#### GIVEN INFORMATION ####
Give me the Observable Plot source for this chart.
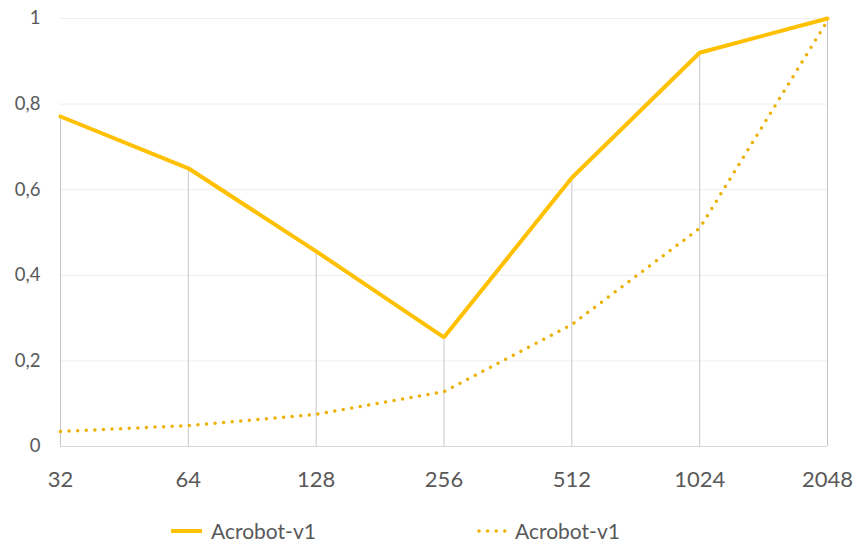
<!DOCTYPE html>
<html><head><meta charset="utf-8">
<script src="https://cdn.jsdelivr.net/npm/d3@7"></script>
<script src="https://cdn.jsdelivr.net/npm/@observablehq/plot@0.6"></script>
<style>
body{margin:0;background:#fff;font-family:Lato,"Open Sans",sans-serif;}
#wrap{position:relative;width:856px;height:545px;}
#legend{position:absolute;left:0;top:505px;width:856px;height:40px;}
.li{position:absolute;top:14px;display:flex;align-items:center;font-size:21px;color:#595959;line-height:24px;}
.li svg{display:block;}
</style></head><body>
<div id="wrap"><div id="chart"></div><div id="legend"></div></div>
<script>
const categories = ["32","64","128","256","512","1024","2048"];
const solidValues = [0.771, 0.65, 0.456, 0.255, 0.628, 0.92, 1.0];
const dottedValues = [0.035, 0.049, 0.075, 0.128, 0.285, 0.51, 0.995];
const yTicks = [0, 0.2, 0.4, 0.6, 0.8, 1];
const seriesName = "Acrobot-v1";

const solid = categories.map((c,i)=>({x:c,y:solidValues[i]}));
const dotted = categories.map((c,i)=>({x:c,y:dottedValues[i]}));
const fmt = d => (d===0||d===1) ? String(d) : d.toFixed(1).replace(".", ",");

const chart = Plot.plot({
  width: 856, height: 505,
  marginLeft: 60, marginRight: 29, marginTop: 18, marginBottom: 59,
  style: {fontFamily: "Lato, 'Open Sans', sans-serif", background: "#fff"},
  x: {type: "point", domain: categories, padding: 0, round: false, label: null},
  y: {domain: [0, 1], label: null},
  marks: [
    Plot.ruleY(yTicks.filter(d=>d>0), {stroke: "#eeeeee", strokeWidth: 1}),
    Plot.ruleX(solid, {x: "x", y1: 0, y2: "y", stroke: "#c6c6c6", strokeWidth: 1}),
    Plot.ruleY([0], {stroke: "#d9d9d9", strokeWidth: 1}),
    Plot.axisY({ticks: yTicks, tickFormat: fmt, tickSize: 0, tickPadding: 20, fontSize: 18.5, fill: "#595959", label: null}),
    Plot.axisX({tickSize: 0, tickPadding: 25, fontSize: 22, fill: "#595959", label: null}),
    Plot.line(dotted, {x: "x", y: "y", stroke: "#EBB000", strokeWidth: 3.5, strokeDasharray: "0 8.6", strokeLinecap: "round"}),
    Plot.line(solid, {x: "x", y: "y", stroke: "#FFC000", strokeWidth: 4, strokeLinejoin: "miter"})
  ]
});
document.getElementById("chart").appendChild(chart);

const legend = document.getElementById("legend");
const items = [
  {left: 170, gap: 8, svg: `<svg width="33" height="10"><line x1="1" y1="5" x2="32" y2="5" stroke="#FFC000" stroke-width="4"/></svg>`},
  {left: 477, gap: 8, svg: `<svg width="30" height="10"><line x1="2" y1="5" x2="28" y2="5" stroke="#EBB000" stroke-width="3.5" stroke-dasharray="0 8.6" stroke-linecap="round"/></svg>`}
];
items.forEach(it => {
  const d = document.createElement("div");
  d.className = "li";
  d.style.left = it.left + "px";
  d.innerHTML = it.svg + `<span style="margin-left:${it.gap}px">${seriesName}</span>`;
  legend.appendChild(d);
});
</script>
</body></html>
####
## WORK INSTRUCTIONS:
Starting at the top of the listing above, please restate word for word each line up to and including the one that holds "const fmt = d", omitting every image.

## RESPONSE:
Give me the Observable Plot source for this chart.
<!DOCTYPE html>
<html><head><meta charset="utf-8">
<script src="https://cdn.jsdelivr.net/npm/d3@7"></script>
<script src="https://cdn.jsdelivr.net/npm/@observablehq/plot@0.6"></script>
<style>
body{margin:0;background:#fff;font-family:Lato,"Open Sans",sans-serif;}
#wrap{position:relative;width:856px;height:545px;}
#legend{position:absolute;left:0;top:505px;width:856px;height:40px;}
.li{position:absolute;top:14px;display:flex;align-items:center;font-size:21px;color:#595959;line-height:24px;}
.li svg{display:block;}
</style></head><body>
<div id="wrap"><div id="chart"></div><div id="legend"></div></div>
<script>
const categories = ["32","64","128","256","512","1024","2048"];
const solidValues = [0.771, 0.65, 0.456, 0.255, 0.628, 0.92, 1.0];
const dottedValues = [0.035, 0.049, 0.075, 0.128, 0.285, 0.51, 0.995];
const yTicks = [0, 0.2, 0.4, 0.6, 0.8, 1];
const seriesName = "Acrobot-v1";

const solid = categories.map((c,i)=>({x:c,y:solidValues[i]}));
const dotted = categories.map((c,i)=>({x:c,y:dottedValues[i]}));
const fmt = d => (d===0||d===1) ? String(d) : d.toFixed(1).replace(".", ",");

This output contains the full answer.